A uniform space $(S,\mathcal{U})$ is called separated iff for every $x\neq y$ in $S$, there is a $U\in\mathcal{U}$ with $\langle x,y\rangle\notin U$. Show that if $S$ has more than one point, a separated uniformity never converges as a filter for its product topology.
My effort:
$\mathcal{U}$ is a filter in $S\times S$. Assume it converges to $\langle a,b\rangle$, i.e., every neighborhood of $\langle a,b\rangle$ is an element of $\mathcal{U}$. We are using product topology for $S\times S$. Thus the neighborhood of $\langle a,b\rangle$ is in the form of $N_a\times N_b$ where $N_a$ and $N_b$ are neighborhoods of $a$ and $b$, respectively, both in the topology $\mathcal{T}$ on $S$. $\mathcal{T}$ is just the uniform topology defined by $\mathcal{U}$, which is the collection of all sets $V\subset S$ such that for each $x\in V$, there is a $U\in\mathcal{U}$ such that $\{y:\langle x,y\rangle\in U\}\subset V$. We will use the following three properties of uniformity to derive a contradiction.
(1) $N_a\times N_b$ includes the diagonal $D:=\{\langle s,s\rangle:s\in S\}$. Specifically, both $\langle a,a\rangle$ and $\langle b,b\rangle$ are in $N_a\times N_b$. Thus $a\in N_b$ and $b\in N_a$.
(2) $(N_a\times N_b)^{-1}=N_b\times N_a\in\mathcal{U}$.
(3) There is a $B \in\mathcal{U}$ with $B\circ B\subset N_a\times N_b$.
Suppose $a\neq b$. Using the fact that the uniform topology of a separated uniformity is always Hausdorff, there exist $N_a$ and $N_b$ such that $N_a\cap N_b=\emptyset$. This violates (1).
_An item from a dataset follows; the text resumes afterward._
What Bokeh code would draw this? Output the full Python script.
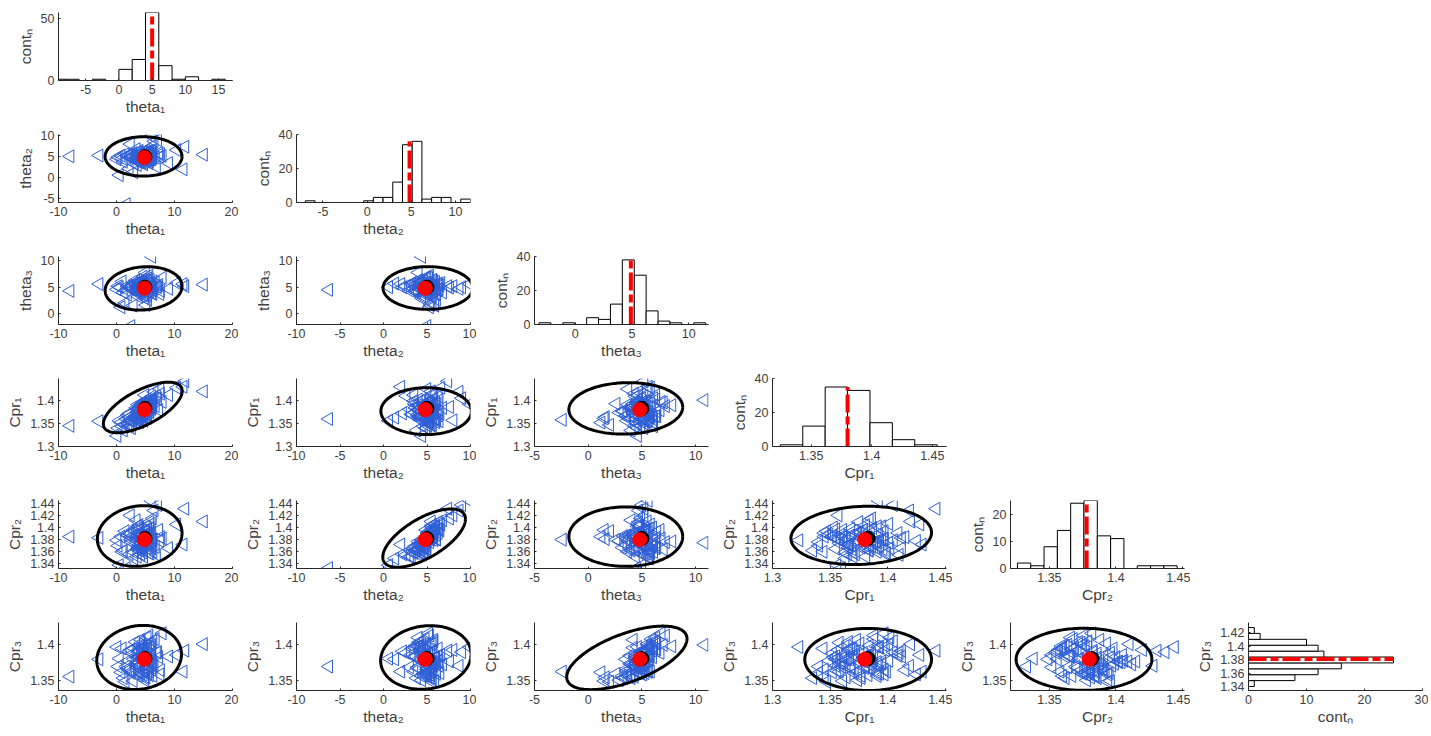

So $a=b$.
Then I don't know how to proceed.
You need to make use of the fact that $\mathscr{U}$ is separated.
Let $x$ and $y$ be distinct points of $S$. Since $\mathscr{U}$ is separated, there is a $U_x\in\mathscr{U}$ such that $\langle x,y\rangle\notin U_x$, and hence $\{z\in S:\langle x,z\rangle\in U_x\}$ is a nbhd of $x$ that does not contain $y$. Since $x$ and $y$ were arbitrary, $S$ is $T_1$. (With a little more work one can show that $X$ is Hausdorff, but we don’t need that.)
Now let $\langle a,b\rangle\in S\times S$. $S$ has more than one point, so let $p\in S\setminus\{a\}$. Then $a$ has an open nbhd $N_a$ that does not contain $p$. But then $N_a\times S$ is an open nbhd of $\langle a,b\rangle$ that does not contain $\langle p,p\rangle$, so $N_a\times S\nsupseteq D$, and therefore $N_a\times S\notin\mathscr{U}$, and $\mathscr{U}$ does not converge to $\langle a,b\rangle$. Since $\langle a,b\rangle$ was an arbitrary point of $S\times S$, this shows that $\mathscr{U}$ does not converge.